An example of this is Swoogle, a search engine for Semantic Web ontologies, documents, terms and data published on the Web.
Swoogle employs a system of crawlers to discover RDF documents and HTML documents with embedded RDF content. Swoogle reasons about these documents and their constituent parts (e.g., terms and triples) and records and indexes meaningful metadata about them in its database.
Swoogle provides services to human users through a browser interface and to software agents via RESTful web services. Several techniques are used to rank query results inspired by the PageRank algorithm developed at Google but adapted to the semantics and use patterns found in semantic web documents.
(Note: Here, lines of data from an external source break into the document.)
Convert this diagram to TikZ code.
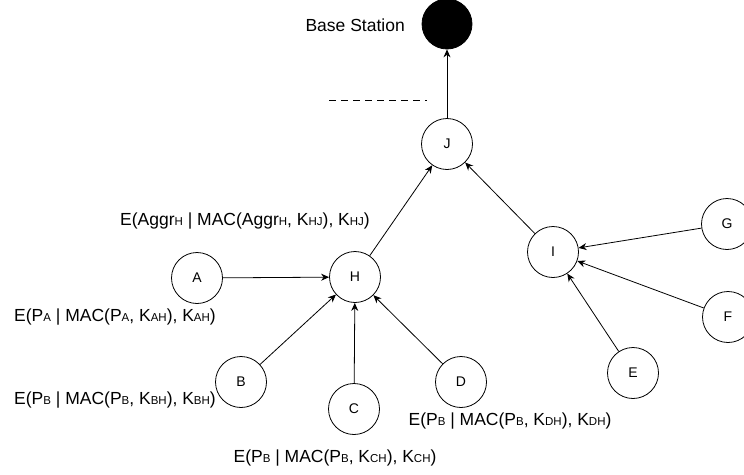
\documentclass[tikz,border=0pt]{standalone}
\usepackage{fontspec}
\setmainfont{Liberation Sans}
\usetikzlibrary{arrows.meta}
\newcommand{\sbs}[1]{{\fontsize{11.5}{12}\selectfont #1}}
\begin{document}
\begin{tikzpicture}[x=1pt,y=-1pt,
  nd/.style={circle,draw,line width=0.8pt,minimum size=51pt,inner sep=0pt,font=\fontsize{14}{16}\selectfont},
  lbl/.style={inner sep=0pt,font=\fontsize{17.5}{20}\selectfont},
  arr/.style={-{Stealth[length=8pt,width=7pt]},line width=0.8pt}]
\useasboundingbox (0,0) rectangle (744,474);
\node[nd,fill=black,minimum size=50pt] (BS) at (447,24) {};
\node[nd] (J) at (447,144) {J};
\node[nd] (H) at (355,277) {H};
\node[nd] (A) at (197,278) {A};
\node[nd] (B) at (241,382) {B};
\node[nd] (C) at (354,409) {C};
\node[nd] (D) at (461,382) {D};
\node[nd] (I) at (553,252) {I};
\node[nd] (G) at (727,224) {G};
\node[nd] (F) at (728,317) {F};
\node[nd] (E) at (633,373) {E};
\node[lbl,anchor=east] (bsl) at (405,25) {Base Station};
\coordinate (d1) at (329,100);
\coordinate (d2) at (427,100);
\draw[dashed,dash pattern=on 7pt off 5pt,line width=0.8pt] (d1) -- (d2);
\draw[arr] (J) -- (BS);
\draw[arr] (H) -- (J);
\draw[arr] (I) -- (J);
\draw[arr] (A) -- (H);
\draw[arr] (B) -- (H);
\draw[arr] (C) -- (H);
\draw[arr] (D) -- (H);
\draw[arr] (G) -- (I);
\draw[arr] (F) -- (I);
\draw[arr] (E) -- (I);
\node[lbl] (lh) at (245,221) {E(Aggr\sbs{H} | MAC(Aggr\sbs{H}, K\sbs{HJ}), K\sbs{HJ})};
\node[lbl] (la) at (115,317) {E(P\sbs{A} | MAC(P\sbs{A}, K\sbs{AH}), K\sbs{AH})};
\node[lbl] (lb) at (115,400) {E(P\sbs{B} | MAC(P\sbs{B}, K\sbs{BH}), K\sbs{BH})};
\node[lbl] (ld) at (510,421) {E(P\sbs{B} | MAC(P\sbs{B}, K\sbs{DH}), K\sbs{DH})};
\node[lbl] (lc) at (335,458) {E(P\sbs{B} | MAC(P\sbs{B}, K\sbs{CH}), K\sbs{CH})};
\end{tikzpicture}
\end{document}
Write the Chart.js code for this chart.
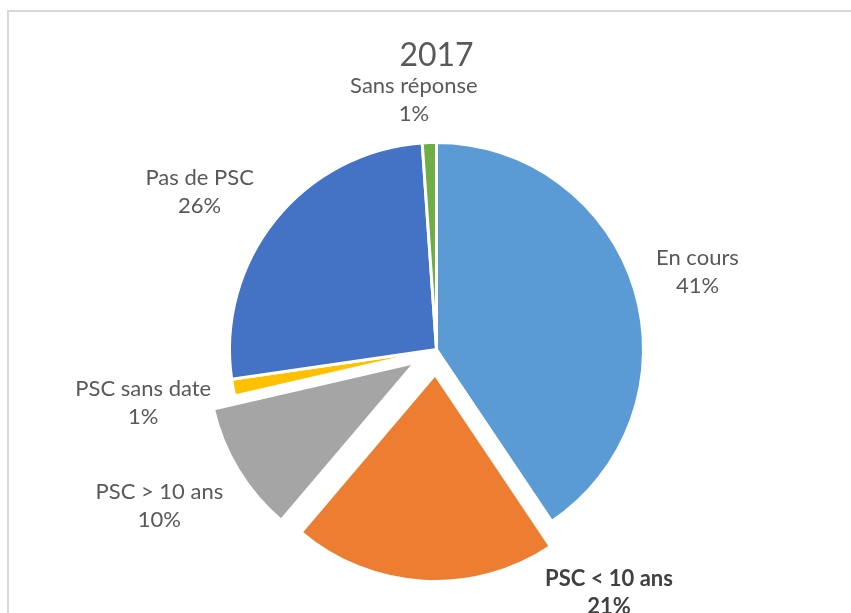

Source: Swoogle, http://en.wikipedia.org/wiki/Swoogle
Before any of this can happen though, there is one major change that I see being needed concerning help development applications. That is the existing separation of the help development platform or system and the resulting help system or file that is generated. In effect we end up creating something that is rigid and static, completely separated from the system that created it. This creates correction, update and expansion issues, since the creation process needs to be reinitiated, changes or additions collected, tracked, managed and added and a new help file or system compiled and generated.
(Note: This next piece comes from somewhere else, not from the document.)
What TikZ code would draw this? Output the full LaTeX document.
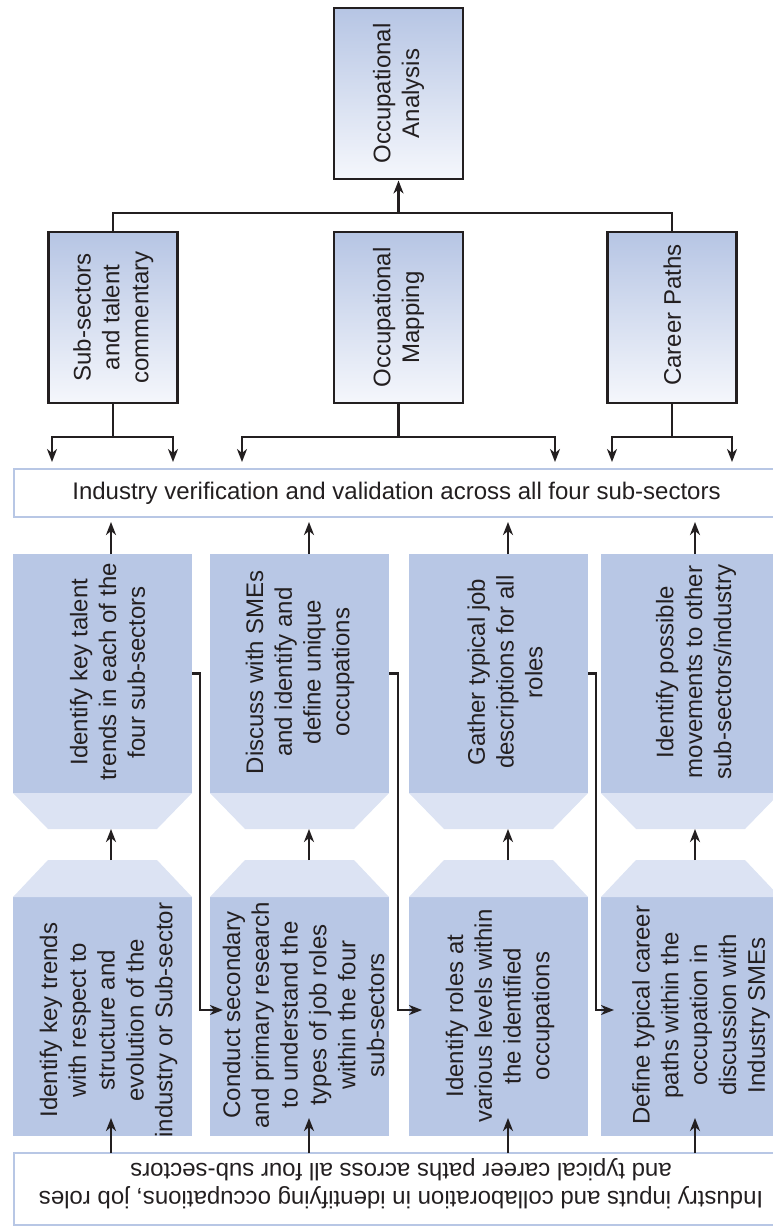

If instead we moved to a new model of help development, one where the application and resulting system were united as one continuous whole, we could create a dynamic and interactive system, one that can be updated and improved in real-time via comments and feedback from users. Additionally, we could employ much more contemporary user interfaces and methods of navigation, track and monitor user behaviors for improving the system over time, and allow users (or the system) to create personalized usage profiles that they could return to, similar to what Amazon and others are now using in the eCommerce domain.
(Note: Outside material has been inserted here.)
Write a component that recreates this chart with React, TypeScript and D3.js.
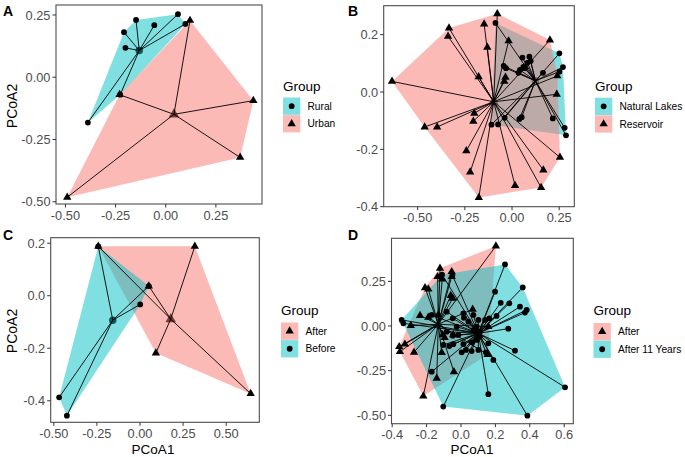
import React from "react";
import * as d3 from "d3";

type Pt = [number, number];

// ---------- Panel A ----------
const aGroupNames = ["Rural", "Urban"];
const aRural: Pt[] = [[-0.148, 0.230], [0.061, 0.253], [-0.057, 0.209], [-0.208, 0.181], [-0.201, 0.118], [0.098, 0.214], [-0.227, -0.070], [-0.388, -0.182]];
const aUrban: Pt[] = [[0.121, 0.228], [0.437, -0.094], [0.371, -0.322], [-0.491, -0.482], [-0.230, -0.070]];
const aCentroids: Pt[] = [[-0.132, 0.107], [0.041, -0.149]];
const aXTicks = [-0.5, -0.25, 0, 0.25];
const aXLabels = ["-0.50", "-0.25", "0.00", "0.25"];
const aYTicks = [0.25, 0, -0.25, -0.5];
const aYLabels = ["0.25", "0.00", "-0.25", "-0.50"];

// ---------- Panel B ----------
const bGroupNames = ["Natural Lakes", "Reservoir"];
const bLakes: Pt[] = [[-0.088, 0.241], [0.055, 0.12], [0.092, 0.123], [0.099, 0.108], [0.081, 0.102], [0.06, 0.088], [0.069, 0.083], [0.042, 0.077], [0.034, 0.067], [-0.044, 0.091], [-0.032, 0.083], [0.164, 0.067], [0.251, 0.135], [0.27, 0.087], [0.251, 0.071], [-0.039, -0.09], [-0.109, -0.114], [-0.074, -0.113], [0.039, -0.094], [0.051, -0.088], [0.216, -0.092], [0.279, -0.125], [0.286, -0.151]];
const bReservoir: Pt[] = [[-0.334, 0.223], [-0.339, 0.194], [-0.636, 0.037], [-0.177, 0.053], [-0.463, -0.122], [-0.397, -0.122], [-0.2, -0.074], [-0.205, -0.102], [-0.242, -0.205], [-0.222, -0.279], [-0.176, -0.368], [-0.078, 0.273], [-0.148, 0.237], [-0.131, 0.156], [-0.018, 0.178], [0.201, 0.181], [-0.035, 0.051], [-0.041, 0.037], [0.237, -0.008], [0.24, 0.056], [0.254, -0.228], [0.166, -0.272], [0.154, -0.333], [0.016, -0.326]];
const bCentroids: Pt[] = [[0.124, 0.039], [-0.097, -0.034]];
const bXTicks = [-0.5, -0.25, 0, 0.25];
const bXLabels = ["-0.50", "-0.25", "0.00", "0.25"];
const bYTicks = [0.2, 0, -0.2, -0.4];
const bYLabels = ["0.2", "0.0", "-0.2", "-0.4"];

// ---------- Panel C ----------
const cGroupNames = ["After", "Before"];
const cAfter: Pt[] = [[-0.242, 0.188], [0.318, 0.188], [0.092, -0.218], [0.642, -0.373], [0.051, 0.037]];
const cBefore: Pt[] = [[-0.242, 0.188], [0.051, 0.037], [0.001, -0.033], [-0.469, -0.387], [-0.424, -0.457]];
const cCentroids: Pt[] = [[0.178, -0.089], [-0.158, -0.093]];
const cXTicks = [-0.5, -0.25, 0, 0.25, 0.5];
const cXLabels = ["-0.50", "-0.25", "0.00", "0.25", "0.50"];
const cYTicks = [0.2, 0, -0.2, -0.4];
const cYLabels = ["0.2", "0.0", "-0.2", "-0.4"];

// ---------- Panel D ----------
const dGroupNames = ["After", "After 11 Years"];
const dAfter: Pt[] = [[0.203, 0.448], [-0.122, 0.323], [-0.136, 0.276], [-0.109, 0.263], [-0.054, 0.304], [-0.054, 0.276], [-0.209, 0.214], [-0.19, 0.207], [-0.06, 0.17], [-0.048, 0.155], [-0.238, 0.058], [-0.19, 0.049], [-0.132, 0.062], [0.068, 0.093], [-0.292, 0.002], [-0.106, -0.05], [-0.045, -0.05], [0.159, -0.004], [-0.112, -0.149], [-0.273, -0.147], [-0.359, -0.116], [-0.355, -0.144], [-0.326, -0.102], [0.155, -0.16], [-0.141, -0.293], [-0.041, -0.256], [-0.219, -0.392], [-0.095, -0.065]];
const dAfter11: Pt[] = [[0.256, 0.345], [0.359, 0.216], [0.198, 0.192], [0.231, 0.13], [0.281, 0.127], [0.343, 0.108], [0.382, 0.09], [0.372, 0.075], [0.207, 0.056], [0.275, -0.015], [0.314, -0.138], [0.188, -0.19], [0.605, -0.343], [0.386, -0.502], [0.159, -0.382], [-0.103, -0.451], [-0.17, -0.256], [-0.345, 0.034], [-0.335, 0.015], [-0.17, 0.062], [-0.083, 0.08], [-0.048, 0.043], [0.014, 0.071], [0.017, 0.046], [0.043, 0.024], [0.072, 0.062], [0.101, 0.034], [0.091, -0.004], [-0.025, -0.004], [-0.083, -0.032], [0.072, -0.022], [0.11, -0.032], [0.14, 0.034], [0.165, 0.043], [-0.048, -0.054], [-0.016, -0.05], [-0.103, -0.106], [-0.068, -0.112], [-0.045, -0.102], [0.014, -0.102], [0.062, -0.091], [0.091, -0.078], [0.11, -0.06], [0.159, -0.097], [0.004, -0.147], [0.029, -0.134], [0.062, -0.14], [0.101, -0.134], [0.145, -0.147], [-0.11, 0.287], [-0.05, 0.284]];
const dCentroids: Pt[] = [[-0.132, 0.01], [0.101, -0.041]];
const dXTicks = [-0.4, -0.2, 0, 0.2, 0.4, 0.6];
const dXLabels = ["-0.4", "-0.2", "0.0", "0.2", "0.4", "0.6"];
const dYTicks = [0.25, 0, -0.25, -0.5];
const dYLabels = ["0.25", "0.00", "-0.25", "-0.50"];

const PINK = "#F8766D";
const CYAN = "#00BFC4";
const FONT = "'Liberation Sans', Arial, Helvetica, sans-serif";

type Group = { name: string; points: Pt[]; centroid: Pt; color: string; shape: "circle" | "triangle" };
type PanelCfg = {
  letter: string;
  letterX: number;
  letterY: number;
  groups: Group[];
  xDomain: [number, number];
  yDomain: [number, number];
  rect: { x0: number; x1: number; y0: number; y1: number };
  xTicks: number[];
  xLabels: string[];
  yTicks: number[];
  yLabels: string[];
  xTitle?: { text: string; x: number };
  yTitle?: { text: string; y: number };
  legend: { x: number; titleY: number; keyY: number };
};

const panels: PanelCfg[] = [
  {
    letter: "A", letterX: 3, letterY: 16,
    groups: [
      { name: aGroupNames[0], points: aRural, centroid: aCentroids[0], color: CYAN, shape: "circle" },
      { name: aGroupNames[1], points: aUrban, centroid: aCentroids[1], color: PINK, shape: "triangle" },
    ],
    xDomain: [-0.547, 0.48], yDomain: [-0.509, 0.29],
    rect: { x0: 56, x1: 262, y0: 5, y1: 204 },
    xTicks: aXTicks, xLabels: aXLabels, yTicks: aYTicks, yLabels: aYLabels,
    yTitle: { text: "PCoA2", y: 106 },
    legend: { x: 283, titleY: 86, keyY: 97.5 },
  },
  {
    letter: "B", letterX: 348, letterY: 16,
    groups: [
      { name: bGroupNames[0], points: bLakes, centroid: bCentroids[0], color: CYAN, shape: "circle" },
      { name: bGroupNames[1], points: bReservoir, centroid: bCentroids[1], color: PINK, shape: "triangle" },
    ],
    xDomain: [-0.68, 0.33], yDomain: [-0.4, 0.301],
    rect: { x0: 383.7, x1: 574.3, y0: 5.7, y1: 206.7 },
    xTicks: bXTicks, xLabels: bXLabels, yTicks: bYTicks, yLabels: bYLabels,
    legend: { x: 595, titleY: 86, keyY: 97.7 },
  },
  {
    letter: "C", letterX: 3, letterY: 240,
    groups: [
      { name: cGroupNames[0], points: cAfter, centroid: cCentroids[0], color: PINK, shape: "triangle" },
      { name: cGroupNames[1], points: cBefore, centroid: cCentroids[1], color: CYAN, shape: "circle" },
    ],
    xDomain: [-0.518, 0.692], yDomain: [-0.482, 0.221],
    rect: { x0: 50.7, x1: 259.3, y0: 237.7, y1: 422.3 },
    xTicks: cXTicks, xLabels: cXLabels, yTicks: cYTicks, yLabels: cYLabels,
    xTitle: { text: "PCoA1", x: 153 },
    yTitle: { text: "PCoA2", y: 331 },
    legend: { x: 281, titleY: 310, keyY: 322.5 },
  },
  {
    letter: "D", letterX: 348, letterY: 240,
    groups: [
      { name: dGroupNames[0], points: dAfter, centroid: dCentroids[0], color: PINK, shape: "triangle" },
      { name: dGroupNames[1], points: dAfter11, centroid: dCentroids[1], color: CYAN, shape: "circle" },
    ],
    xDomain: [-0.404, 0.653], yDomain: [-0.547, 0.491],
    rect: { x0: 391.5, x1: 573.3, y0: 238.3, y1: 423.7 },
    xTicks: dXTicks, xLabels: dXLabels, yTicks: dYTicks, yLabels: dYLabels,
    xTitle: { text: "PCoA1", x: 472 },
    legend: { x: 593.5, titleY: 310, keyY: 323 },
  },
];

function symbolPath(shape: "circle" | "triangle", size: number) {
  return d3.symbol().type(shape === "circle" ? d3.symbolCircle : d3.symbolTriangle).size(size)() as string;
}

const PT_SIZE = { circle: 26, triangle: 30 };
const CEN_SIZE = { circle: 44, triangle: 48 };

function Panel({ p, idx }: { p: PanelCfg; idx: number }) {
  const x = d3.scaleLinear().domain(p.xDomain).range([p.rect.x0, p.rect.x1]);
  const y = d3.scaleLinear().domain(p.yDomain).range([p.rect.y1, p.rect.y0]);
  const { x0, x1, y0, y1 } = p.rect;
  const clipId = `clip${idx}`;
  const reversed = [...p.groups].reverse();
  return (
    <g>
      <defs>
        <clipPath id={clipId}>
          <rect x={x0} y={y0} width={x1 - x0} height={y1 - y0} />
        </clipPath>
      </defs>
      <g clipPath={`url(#${clipId})`}>
        {p.groups.map((g, i) => (
          <path key={"c" + i} d={symbolPath(g.shape, CEN_SIZE[g.shape])}
            transform={`translate(${x(g.centroid[0])},${y(g.centroid[1])})`} fill="#000" />
        ))}
        {p.groups.map((g, i) => {
          const hull = d3.polygonHull(g.points.map((q) => [x(q[0]), y(q[1])] as [number, number]));
          if (!hull) return null;
          return <path key={"h" + i} d={"M" + hull.map((h) => h.join(",")).join("L") + "Z"} fill={g.color} fillOpacity={0.5} />;
        })}
        {p.groups.map((g, i) =>
          g.points.map((q, j) => (
            <line key={`s${i}-${j}`} x1={x(g.centroid[0])} y1={y(g.centroid[1])} x2={x(q[0])} y2={y(q[1])}
              stroke="#000" strokeWidth={0.9} />
          ))
        )}
        {reversed.map((g, i) =>
          g.points.map((q, j) => (
            <path key={`p${i}-${j}`} d={symbolPath(g.shape, PT_SIZE[g.shape])}
              transform={`translate(${x(q[0])},${y(q[1])})`} fill="#000" />
          ))
        )}
      </g>
      <rect x={x0} y={y0} width={x1 - x0} height={y1 - y0} fill="none" stroke="#4d4d4d" strokeWidth={1.1} />
      {p.xTicks.map((t, i) => (
        <g key={"xt" + i}>
          <line x1={x(t)} x2={x(t)} y1={y1} y2={y1 + 3.5} stroke="#333" strokeWidth={1} />
          <text x={x(t)} y={y1 + 15.5} textAnchor="middle" fontSize={12.8} fill="#4D4D4D" fontFamily={FONT}>{p.xLabels[i]}</text>
        </g>
      ))}
      {p.yTicks.map((t, i) => (
        <g key={"yt" + i}>
          <line x1={x0 - 3.5} x2={x0} y1={y(t)} y2={y(t)} stroke="#333" strokeWidth={1} />
          <text x={x0 - 5.5} y={y(t)} dy="0.36em" textAnchor="end" fontSize={12.8} fill="#4D4D4D" fontFamily={FONT}>{p.yLabels[i]}</text>
        </g>
      ))}
      {p.xTitle && (
        <text x={p.xTitle.x} y={454.2} textAnchor="middle" fontSize={13.5} fill="#000" fontFamily={FONT}>{p.xTitle.text}</text>
      )}
      {p.yTitle && (
        <text transform={`translate(17,${p.yTitle.y}) rotate(-90)`} textAnchor="middle" fontSize={14} fill="#000" fontFamily={FONT}>{p.yTitle.text}</text>
      )}
      <text x={p.letterX} y={p.letterY} fontSize={14} fontWeight="bold" fill="#000" fontFamily={FONT}>{p.letter}</text>
      <text x={p.legend.x} y={p.legend.titleY} dy="0.36em" fontSize={13.5} fill="#000" fontFamily={FONT}>Group</text>
      {p.groups.map((g, i) => {
        const ky = p.legend.keyY + i * 17.6;
        return (
          <g key={"lg" + i}>
            <rect x={p.legend.x} y={ky} width={17.3} height={17.3} fill={g.color} fillOpacity={0.5} />
            <path d={symbolPath(g.shape, PT_SIZE[g.shape])} transform={`translate(${p.legend.x + 8.65},${ky + 8.65})`} fill="#000" />
            <text x={p.legend.x + 24.5} y={ky + 8.65} dy="0.36em" fontSize={10.2} fill="#000" fontFamily={FONT}>{g.name}</text>
          </g>
        );
      })}
    </g>
  );
}

export default function App() {
  return (
    <svg width={685} height={457} viewBox="0 0 685 457"
      style={{ position: "absolute", left: 0, top: 0, display: "block", background: "#fff" }}>
      <rect x={0} y={0} width={685} height={457} fill="#fff" />
      {panels.map((p, i) => (
        <Panel key={i} p={p} idx={i} />
      ))}
    </svg>
  );
}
You mentioned that what's next might be "RDFa in XHTML files or RDF/XML auto-generated via PHP, Perl or Python." Can you expand on that? What is RDF and why would it be helpful for technical writers?
I identified RDF above or previously. RDFa, or Resource Description Framework, is a W3C Recommendation that adds a set of attribute level extensions to XHTML for embedding rich metadata (RDF) within Web documents. The RDF data model mapping enables its use for embedding RDF triples within XHTML documents; it also enables the extraction of RDF model triples by compliant user agents. As you may already know XHTML (Extensible Hypertext Markup Language) is a family of XML markup languages that mirror or extend versions of the widely used Hypertext Markup Language (HTML), the language in which web pages are written.
Today's scripting languages such as Perl, Python and PHP, have XML libraries and extensions that allow for the programmatic and dynamic creation of web pages, both HTML and XHTML, the latter of which is also being extended to include RDFa. This then provides semantic web-based parsing engines like Swoogle mentioned previously, with the additional RDF metadata to index, further define and make inferences about that web page as a specific resource and source of information and knowledge.
These are typically combined with the Apache HTTP Web server and MySQL to provide what is called a WAMP (Windows, Apache, MySQL, Python, Perl or PHP), LAMP (Linux, Apache, MySQL, Python, Perl or PHP) or MAMP (Mac OS X, Apache, MySQL, Python, Perl or PHP) stack, which forms the foundation for many of the recent open-source web applications, such as WordPress, Joomla and Drupal.
RDF/XML is one type of serialization of an RDF graph or group of RDF triples, expressed as an XML document. This provides the ability to create content and data feeds, both to and from web sites that can be parsed and reused in other applications or on other web sites. Some web applications now provide for the creation and consumption of RDF/XML as a feature.
To implement some of these ideas, would technical writers need to adopt web platforms such as Drupal?
Some of us have witnessed the birth of the web, and still others have participated in creating it -- at first using simple text editors writing HTML by hand back in the mid 90's and later using systems and applications that programmatically generated the desired web pages, the layout, and look and feel, moving us further and further away from having to type and code manually.
These same tools and processes have continued to evolve, providing us with the next generation of tools and improved processes of content creation we use today. For me it was a natural progression, being fed up and totally dissatisfied with commercial offerings concerning both content creation and the management and delivery of that content. But I am in one of two distinct camps of technical communication, one in which the content is never intended to be converted to print, it is for all intents and purposes 100% online delivery and consumption. This affords me a higher level of flexibility in my choices of which tools to use, versus those that create printed materials.
So today's technical writers are again left with a choice. Continue to use antiquated tools and processes, or forge ahead into using what may possibly be the next evolution in tools for our trade and profession. Of the dozens of web-based applications I have tested and reviewed in the past three years or so, Drupal had what I was looking for as far as flexibility and extendibility. With it I can create various forms of web-based content management systems, for many types of information. From simple news sites, to requirements management systems, to full blown knowledge systems spanning an entire company or enterprise, all the while linking and connecting the multiple information silos that still exist in most companies today.
Drupal is also one of very few web-based applications also breaking ground in the RDF, Semantic Web, and Linked Data arenas -- initially with free 3rd party contributed modules and more recently by absorbing the functionality provided by those modules into the core of Drupal. The next release of Drupal, version 7, will be Semantic Web enabled to a certain extent right out of the box. A new and specific distribution of Drupal, OpenPublish, will include the implementation of a variety of media outlets sites including magazines, newspapers, journals, trade publications, broadcast, wire service, multimedia sites and membership publications will also.
I predict that there will be a growing need for technical writers with experience and knowledge of these types of publication systems and processes, on various levels.
Where do you get so much enthusiasm for the Semantic Web? You seem really passionate about it.
I began my career 26 years ago as an electrical engineer, predominately with a focus on microprocessors, microprocessor based systems and software development. I eventually moved into full-time technical writing and training, but still heavily involved in the engineering and manufacturing of microprocessor-based, software-intensive computer information systems and the defining and creation of standardized development methodologies.
For me, I have always visualized data, content, processes, information and knowledge as one big continuously evolving dynamic web, network or super system; a system-of-systems. Nothing ever exists alone or in a vacuum, everything (and everyone) in one way or another is connected, in multiple and evolving ways, to something else. These new Semantic Web tools and technologies now allow me to bring that visualization that I have had all along, to life.